Issaquah legislator backs corporate income tax
March 24, 2011
By Warren Kagarise
NEW — 10 a.m. March 24, 2011
State Rep. Glenn Anderson seeks to scrap the unpopular business-and-occupation tax and levy a flat-rate corporate income tax instead.
Besides calling for a 7 percent corporate income tax on revenues after expenses, the legislation also proposes eliminating all B&O tax exemptions and prohibiting a personal income tax.
In introducing the bill and constitutional amendment, the Fall City Republican said the idea is based on the same premise as a recent proposal from the national deficit-reduction commission to simplify the federal tax code.

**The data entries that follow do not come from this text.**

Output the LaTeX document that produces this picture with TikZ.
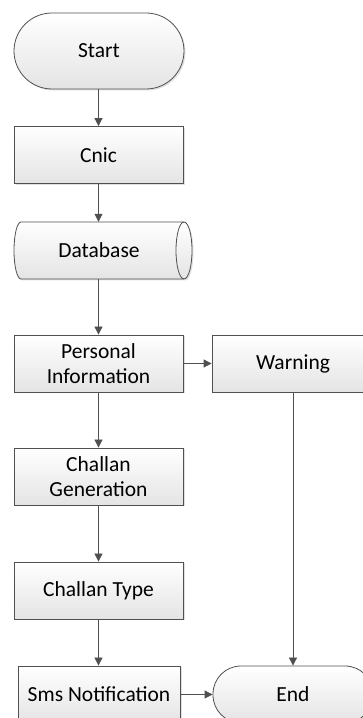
\documentclass[tikz,border=0pt]{standalone}
\usepackage{fontspec}
\setmainfont{Carlito}
\usetikzlibrary{arrows.meta,shadows}
\definecolor{edgec}{HTML}{505050}
\definecolor{botc}{HTML}{E4E4E4}
\tikzset{
  every node/.style={font=\fontsize{21.5}{25}\selectfont, text=black},
  boxbase/.style={draw=edgec, line width=0.8pt, top color=white, bottom color=botc,
    drop shadow={shadow xshift=1.5pt, shadow yshift=-1.5pt, fill=black!35, opacity=0.35},
    inner sep=0pt, align=center},
  procbox/.style={boxbase, rectangle, minimum width=169pt, minimum height=57pt},
  termbox/.style={boxbase, rectangle, rounded corners=28pt, minimum height=57pt},
  conn/.style={draw=edgec, line width=0.8pt, -{Triangle[width=8pt,length=8pt]}},
}
\begin{document}
\begin{tikzpicture}[x=1pt,y=1pt]
\useasboundingbox (0,0) rectangle (363,718);
\clip (0,0) rectangle (363,718);
% Start
\node[boxbase, rectangle, rounded corners=38pt, minimum width=170pt, minimum height=76pt] (start) at (99,667) {Start};
\node[procbox] (cnic) at (98.5,563) {Cnic};
% Database cylinder
\node[minimum width=170pt, minimum height=57pt, inner sep=0pt] (db) at (99,467.5) {};
\path[draw=edgec, line width=0.8pt, top color=white, bottom color=botc,
  drop shadow={shadow xshift=1.5pt, shadow yshift=-1.5pt, fill=black!35, opacity=0.35}]
  (21,496) -- (184,496) arc[start angle=90, end angle=-90, x radius=8, y radius=28.5]
  -- (21,439) arc[start angle=270, end angle=90, x radius=7, y radius=28.5] -- cycle;
\draw[edgec, line width=0.8pt] (184,496) arc[start angle=90, end angle=270, x radius=8, y radius=28.5];
\node at (db) {Database};
\node[procbox] (pi) at (98.5,354.5) {Personal\\Information};
\node[procbox, minimum width=162pt] (warn) at (293,354.5) {Warning};
\node[procbox] (cg) at (98.5,241.5) {Challan\\Generation};
\node[procbox] (ct) at (98.5,127.5) {Challan Type};
\node[procbox, minimum width=162pt] (sms) at (99,23.5) {Sms Notification};
\node[termbox, minimum width=160pt] (end) at (293,23.5) {End};
% connectors
\draw[conn] (start.south -| cnic.north) -- (cnic.north);
\draw[conn] (cnic.south) -- (cnic.south |- db.north);
\draw[conn] (db.south -| pi.north) -- (pi.north);
\draw[conn] (pi.east) -- (warn.west);
\draw[conn] (pi.south) -- (cg.north);
\draw[conn] (cg.south) -- (ct.north);
\draw[conn] (ct.south) -- (ct.south |- sms.north);
\draw[conn] (warn.south) -- (end.north);
\draw[conn] (sms.east) -- (end.west);
\end{tikzpicture}
\end{document}
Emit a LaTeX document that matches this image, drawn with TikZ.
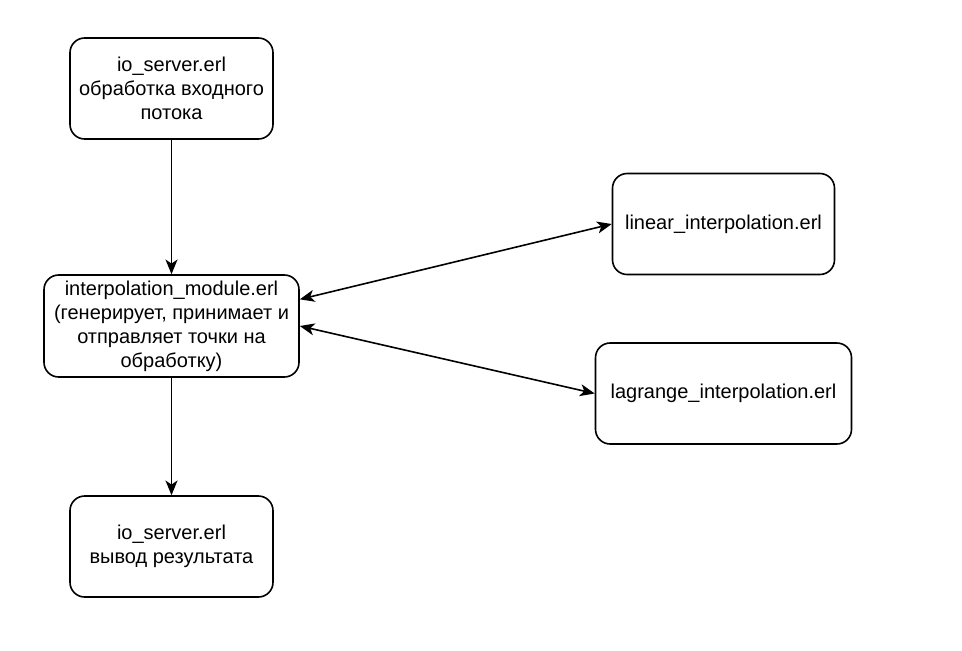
\documentclass[tikz,border=0pt]{standalone}
\usepackage{fontspec}
\setmainfont{Liberation Sans}
\usepackage{tikz}
\usetikzlibrary{positioning}
\usetikzlibrary{calc}
\usetikzlibrary{arrows.meta}
\tikzset{every picture/.style={line width=1.2pt},
modbox/.style={draw,rounded corners=11pt,minimum height=75.75pt,align=center,inner sep=2pt,font=\fontsize{15}{18}\selectfont},
flow/.style={-{Stealth[length=11pt,width=9pt,inset=3pt]}},
flowboth/.style={{Stealth[length=11pt,width=9pt,inset=3pt]}-{Stealth[length=11pt,width=9pt,inset=3pt]}}}

\begin{document}
\begin{tikzpicture}[x=0.75pt,y=-0.75pt]
\useasboundingbox (0,0) rectangle (962,650);
\node (in) at (171.5,88.5) [modbox,minimum width=152.25pt] {io\_server.erl\\обработка входного\\потока};
\node (mid) at (171.5,326) [modbox,minimum width=191.25pt,minimum height=76.5pt] {interpolation\_module.erl\\(генерирует, принимает и\\отправляет точки на\\обработку)};
\node (out) at (171.5,546.5) [modbox,minimum width=152.25pt] {io\_server.erl\\вывод результата};
\node (lin) at (723.5,224) [modbox,minimum width=166.5pt] {linear\_interpolation.erl};
\node (lag) at (723.5,393.5) [modbox,minimum width=192pt] {lagrange\_interpolation.erl};
\draw[flow] (in) -- (mid);
\draw[flow] (mid) -- (out);
\draw[flowboth] ([yshift=20pt]mid.east) -- (lin.west);
\draw[flowboth] (mid.east) -- (lag.west);
\end{tikzpicture}
\end{document}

In Olympia, legislators face pressure to close tax “loopholes” to help patch a $5.1 billion hole in the 2011-13 state budget.
“Let’s be honest, the Legislature could close every ‘tax loophole’ and not come even close to addressing the massive $5 billion dollar shortfall in the next two-year budget,” Anderson said in a statement. “It’s time to lay everything on the table and get serious about getting ahead of our problems, not living crisis to crisis.”
The existing B&O tax rate on small and mid-size businesses can be greater than or equal to a 15 percent corporate income tax.
The initial tax shift from smaller to larger businesses is estimated to reduce state revenues by about $1 billion.
Anderson said any lost revenue could be made up during the next four to six years by job growth and increased sales tax revenue generated gradually by new workers.
“A flat-rate business tax structure would be more fair, transparent, cost less to administer and eliminate the disincentives to creating private-sector jobs,” he said in the statement.
The proposal also calls for a 60 percent vote of the Legislature to approve new tax exemptions and limiting all tax exemptions to 10 years. Lawmakers could also adopt a temporary increase of up to 3 percent if the governor declares a state of emergency.
The measure also includes a 7 percent cap on the state sales tax, as well as a requirement for a 60 percent vote of the Legislature to authorize any new sales tax exemptions. The proposal calls for total sales tax collections by state and local governments to be capped at 10 percent.
Initiative 1098, a measure to create a personal state income tax on wealthier residents, failed resoundingly last November.